Так в мыслях до невесть каких высот он поднимался, но и сам же разбивал свои воздушные замки, спускаясь на землю.
«Ах, пустые сновидения, мечты, погоня за ветром, за тенью, – страдал он про себя. – Почему же нельзя просто спать, пить, есть, радоваться окружающему миру, такому восхитительному всегда, везде и вот сейчас особенно великолепному? Почему, почему? Ни кола ни двора, без семьи, несет куда-то…»
Вспомнилась несчастная Федосья, и стало на миг жалко ее, жалко, но более почему-то себя самого. Только Филипп Сибилев счастлив и спокоен, и дом его – полная чаша. Приютил Марию с сыном, звал его самого, а он, словно завидуя их тихому счастью, не поехал, выбрал одинокого Монокулюса.
Так плачась, на деле он не испытывал в душе никакой злости, зависти к сложившимся судьбам друзей, это были все показные, наигранные стоны – самолечение. Он любил их, единственных, оставшихся из той далекой, жестокой и задушевной, сердечной, простой Москвы. Когда это было?
Филипп писал, что умер Коробов, не болея, умер, застудившись в дороге, и никакие бани не спасли – исхудал перед смертью вполовину и из богатыря враз превратился в морщинистого, утомленного старичка. А когда-то… Когда же? Евдокия Сибилева и девочка у кунцевского костра: два голоса – взрослый и чистый, тоненький детский – выпевали всю ночь, а она обступала жаркий огонь, и печальным причетом уносилась в поля песня и уговаривала там травы быть поутру податливее, а косари усталые лежали вокруг костра и подтягивали глухо и с хрипотцой вослед счастливому семейному дуэту:
В туман унеслось, но чистой нотой отложилось в памяти и греет теперь душу, всколыхнувшись, поднявшись из донных ее глубин. И что-то наивное, детское, стыдливое в этом воспоминании, и все же такое и дорогое, цепко сидящее в памяти, ласкающее, как свет костра в той ночи.

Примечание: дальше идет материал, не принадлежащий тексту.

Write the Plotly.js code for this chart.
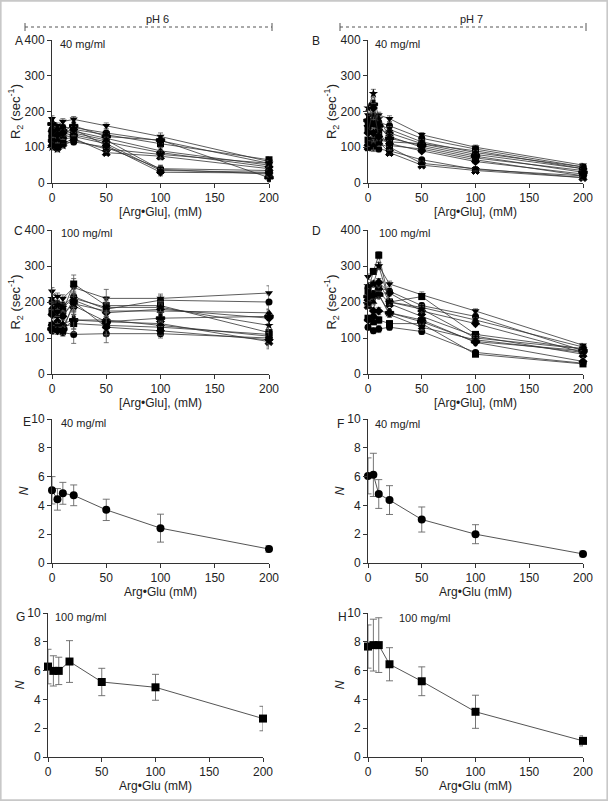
<!DOCTYPE html>
<html>
<head>
<meta charset="utf-8">
<script src="https://cdn.plot.ly/plotly-3.0.1.min.js"></script>
<style>html,body{margin:0;padding:0;background:#fff;}#chart{width:608px;height:801px;}</style>
</head>
<body>
<div id="chart"></div>
<script>
// ---------------- DATA ----------------
const conc = [0, 5, 10, 20, 50, 100, 200];
const xTicks = [0, 50, 100, 150, 200];
const r2Ticks = [0, 100, 200, 300, 400];
const nTicks = [0, 2, 4, 6, 8, 10];
const symbols = ['triangle-down','circle','square','triangle-up','diamond','x','star','cross','circle','square','triangle-up','diamond'];

// Panel A: pH 6, 40 mg/ml, R2 (sec^-1)
const seriesA = [
  [180, 160, 172, 178, 160, 130, 60],
  [150, 145, 155, 155, 140, 118, 55],
  [140, 130, 140, 150, 135, 110, 65],
  [130, 125, 135, 145, 125, 90, 50],
  [120, 115, 125, 135, 115, 85, 45],
  [110, 100, 110, 125, 85, 75, 40],
  [100, 95, 105, 120, 95, 80, 55],
  [165, 150, 145, 160, 130, 120, 15],
  [105, 100, 110, 115, 100, 40, 35],
  [125, 110, 120, 130, 110, 35, 30],
  [135, 120, 130, 140, 120, 38, 25],
  [145, 135, 140, 150, 105, 30, 28]
];
const errA = [8, 8, 8, 8, 8, 10, 8];

// Panel B: pH 7, 40 mg/ml
const seriesB = [
  [190, 185, 190, 180, 135, 100, 50],
  [170, 175, 170, 160, 125, 95, 45],
  [120, 120, 120, 115, 110, 90, 40],
  [180, 190, 165, 150, 115, 85, 45],
  [160, 140, 150, 140, 110, 80, 40],
  [100, 110, 115, 85, 50, 35, 15],
  [210, 250, 180, 130, 100, 70, 35],
  [175, 220, 160, 125, 105, 75, 30],
  [100, 100, 95, 90, 65, 38, 20],
  [150, 165, 140, 105, 95, 65, 20],
  [110, 105, 110, 100, 55, 40, 15],
  [140, 210, 130, 110, 90, 60, 25]
];
const errB = [8, 12, 8, 8, 6, 6, 5];

// Panel C: pH 6, 100 mg/ml
const seriesC = [
  [230, 215, 210, 240, 210, 210, 225],
  [200, 195, 190, 215, 180, 205, 200],
  [170, 180, 175, 250, 190, 190, 115],
  [185, 160, 165, 195, 175, 175, 170],
  [165, 175, 160, 205, 170, 180, 155],
  [130, 135, 130, 190, 145, 140, 90],
  [210, 190, 185, 210, 185, 185, 135],
  [125, 130, 125, 150, 145, 155, 160],
  [120, 125, 115, 110, 112, 112, 100],
  [135, 140, 130, 140, 135, 130, 110],
  [140, 150, 140, 150, 150, 135, 105],
  [125, 120, 120, 200, 130, 120, 95]
];
const errC = [10, 10, 10, 25, 25, 12, 20];

// Panel D: pH 7, 100 mg/ml
const seriesD = [
  [270, 285, 300, 250, 220, 175, 80],
  [240, 250, 240, 230, 190, 160, 65],
  [230, 285, 330, 200, 215, 110, 70],
  [210, 215, 255, 200, 185, 150, 75],
  [205, 175, 255, 225, 175, 140, 60],
  [190, 220, 230, 195, 160, 105, 55],
  [245, 250, 300, 200, 180, 100, 70],
  [215, 220, 220, 170, 145, 90, 65],
  [130, 120, 125, 130, 118, 60, 30],
  [155, 145, 150, 140, 140, 55, 28],
  [195, 200, 220, 165, 130, 95, 60],
  [150, 160, 175, 170, 150, 88, 35]
];
const errD = [8, 8, 10, 8, 8, 6, 5];

// Panels E-H: N
const nE = [5.05, 4.42, 4.84, 4.70, 3.69, 2.42, 0.97];
const nE_err = [0.95, 0.75, 0.76, 0.72, 0.74, 0.97, 0.23];
const nF = [6.05, 6.12, 4.79, 4.37, 3.02, 2.00, 0.63];
const nF_err = [1.25, 1.50, 1.00, 1.00, 0.87, 0.66, 0.20];
const nG = [6.28, 5.98, 5.98, 6.63, 5.21, 4.84, 2.67];
const nG_err = [1.20, 1.05, 0.95, 1.45, 0.95, 0.90, 0.85];
const nH = [7.67, 7.77, 7.77, 6.44, 5.26, 3.14, 1.12];
const nH_err = [1.50, 1.80, 1.90, 1.15, 1.00, 1.15, 0.35];

// ---------------- LAYOUT HELPERS ----------------
const W = 608, H = 801;
const px = v => v / W;
const py = v => 1 - v / H;
const FONT = 'Liberation Sans, Arial, sans-serif';
const TXT = '#222';

// panel boxes in pixels: [left, right, top, bottom]
const boxes = {
  A: [52, 269, 40, 183],
  B: [368, 583, 40, 183],
  C: [52, 269, 230, 374],
  D: [368, 583, 230, 374],
  E: [52, 269, 419, 563],
  F: [368, 583, 419, 563],
  G: [48, 263, 613, 757],
  H: [368, 583, 613, 757]
};
const order = ['A','B','C','D','E','F','G','H'];

const traces = [];
function r2Traces(series, err, idx) {
  const xa = idx === 1 ? 'x' : 'x' + idx;
  const ya = idx === 1 ? 'y' : 'y' + idx;
  series.forEach((vals, i) => {
    traces.push({
      x: conc, y: vals, xaxis: xa, yaxis: ya, type: 'scatter', mode: 'lines+markers',
      line: {color: '#333', width: 0.8},
      marker: {symbol: symbols[i], size: 7, color: '#000', line: {color: '#000', width: symbols[i]==='x'||symbols[i]==='cross' ? 1 : 0}},
      error_y: {type: 'data', array: err, visible: true, color: '#555', thickness: 0.8, width: 2.5},
      cliponaxis: false, showlegend: false, hoverinfo: 'x+y'
    });
  });
}
function nTrace(vals, err, idx, sym) {
  traces.push({
    x: conc, y: vals, xaxis: 'x' + idx, yaxis: 'y' + idx, type: 'scatter', mode: 'lines+markers',
    line: {color: '#555', width: 1},
    marker: {symbol: sym, size: 8, color: '#000'},
    error_y: {type: 'data', array: err, visible: true, color: '#666', thickness: 0.9, width: 3.5},
    cliponaxis: false, showlegend: false
  });
}
r2Traces(seriesA, errA, 1);
r2Traces(seriesB, errB, 2);
r2Traces(seriesC, errC, 3);
r2Traces(seriesD, errD, 4);
nTrace(nE, nE_err, 5, 'circle');
nTrace(nF, nF_err, 6, 'circle');
nTrace(nG, nG_err, 7, 'square');
nTrace(nH, nH_err, 8, 'square');

const layout = {
  width: W, height: H,
  margin: {l: 0, r: 0, t: 0, b: 0},
  paper_bgcolor: '#fff', plot_bgcolor: 'rgba(0,0,0,0)',
  font: {family: FONT, size: 12, color: TXT},
  showlegend: false,
  annotations: [], shapes: []
};

const xTitles = {A:'[Arg•Glu], (mM)', B:'[Arg•Glu], (mM)', C:'[Arg•Glu], (mM)', D:'[Arg•Glu], (mM)',
  E:'Arg•Glu (mM)', F:'Arg•Glu (mM)', G:'Arg•Glu (mM)', H:'Arg•Glu (mM)'};

order.forEach((k, i) => {
  const idx = i + 1;
  const b = boxes[k];
  const isR2 = i < 4;
  const xName = idx === 1 ? 'xaxis' : 'xaxis' + idx;
  const yName = idx === 1 ? 'yaxis' : 'yaxis' + idx;
  const yAnchor = idx === 1 ? 'y' : 'y' + idx;
  const xAnchor = idx === 1 ? 'x' : 'x' + idx;
  layout[xName] = {
    domain: [px(b[0]), px(b[1])], anchor: yAnchor,
    range: [0, 200], tickvals: xTicks, ticktext: xTicks.map(String),
    showline: true, linecolor: '#333', linewidth: 1, ticks: 'outside', ticklen: 4, tickwidth: 1, tickcolor: '#333',
    showgrid: false, zeroline: false, tickfont: {size: 12, color: TXT},
    title: {text: xTitles[k], font: {size: 12, color: TXT}, standoff: 0}
  };
  layout[yName] = {
    domain: [py(b[3]), py(b[2])], anchor: xAnchor,
    range: isR2 ? [0, 400] : [0, 10], tickvals: isR2 ? r2Ticks : nTicks,
    showline: true, linecolor: '#333', linewidth: 1, ticks: 'outside', ticklen: 4, tickwidth: 1, tickcolor: '#333',
    showgrid: false, zeroline: false, tickfont: {size: 12, color: TXT},
    title: {text: isR2 ? 'R<sub>2</sub> (sec<sup>-1</sup>)' : '<i>N</i>', font: {size: isR2 ? 13 : 12, color: TXT}, standoff: 0}
  };
});

// panel letters and concentration labels
const letters = [
  ['A', 19, 41], ['B', 316, 41], ['C', 18, 231], ['D', 316, 231],
  ['E', 27, 422], ['F', 340, 424], ['G', 20, 617], ['H', 342, 617]
];
letters.forEach(([t, x, y]) => layout.annotations.push({
  text: t, x: px(x), y: py(y), xref: 'paper', yref: 'paper', showarrow: false,
  xanchor: 'center', yanchor: 'middle', font: {size: 12, color: TXT}
}));
const concLabels = [
  ['40 mg/ml', 58, 44], ['40 mg/ml', 373, 44], ['100 mg/ml', 59, 233], ['100 mg/ml', 377, 233],
  ['40 mg/ml', 59, 423], ['40 mg/ml', 373, 424], ['100 mg/ml', 53, 617], ['100 mg/ml', 397, 618]
];
concLabels.forEach(([t, x, y]) => layout.annotations.push({
  text: t, x: px(x), y: py(y), xref: 'paper', yref: 'paper', showarrow: false,
  xanchor: 'left', yanchor: 'middle', font: {size: 11, color: TXT}
}));

// pH headers
const headers = [['pH 6', 25, 272, 157], ['pH 7', 340, 586, 471]];
headers.forEach(([t, x0, x1, xc]) => {
  layout.shapes.push({type: 'line', xref: 'paper', yref: 'paper', x0: px(x0), x1: px(x1), y0: py(27), y1: py(27),
    line: {color: '#555', width: 1, dash: 'dot'}});
  layout.shapes.push({type: 'line', xref: 'paper', yref: 'paper', x0: px(x0), x1: px(x0), y0: py(23), y1: py(31),
    line: {color: '#555', width: 1}});
  layout.shapes.push({type: 'line', xref: 'paper', yref: 'paper', x0: px(x1), x1: px(x1), y0: py(23), y1: py(31),
    line: {color: '#555', width: 1}});
  layout.annotations.push({text: t, x: px(xc), y: py(19), xref: 'paper', yref: 'paper', showarrow: false,
    xanchor: 'center', yanchor: 'middle', font: {size: 11, color: TXT}});
});

// light frame around figure
layout.shapes.push({type: 'rect', xref: 'paper', yref: 'paper', x0: 0.001, x1: 0.999, y0: 0.001, y1: 0.999,
  line: {color: '#c8c8c8', width: 2}});

Plotly.newPlot('chart', traces, layout, {displayModeBar: false, staticPlot: true});
</script>
</body>
</html>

И уговаривал уже теплый голос, а не мучил: «В чудесные ты едешь места, будешь там всеми любим, будешь работать, будешь вдали от двора, от света, отдохнешь, вернешься с переведенными книгами Ролленя, а ты же сам знаешь, сколь они важны и нужны, и ты станешь снова…» – «Что? Что? Что?» – «Все, все, все… ты не зря надеешься. Вспомни прошлое, вспомни, как тебя кидало, а охранил же ангел. Все встанет на места, образуется».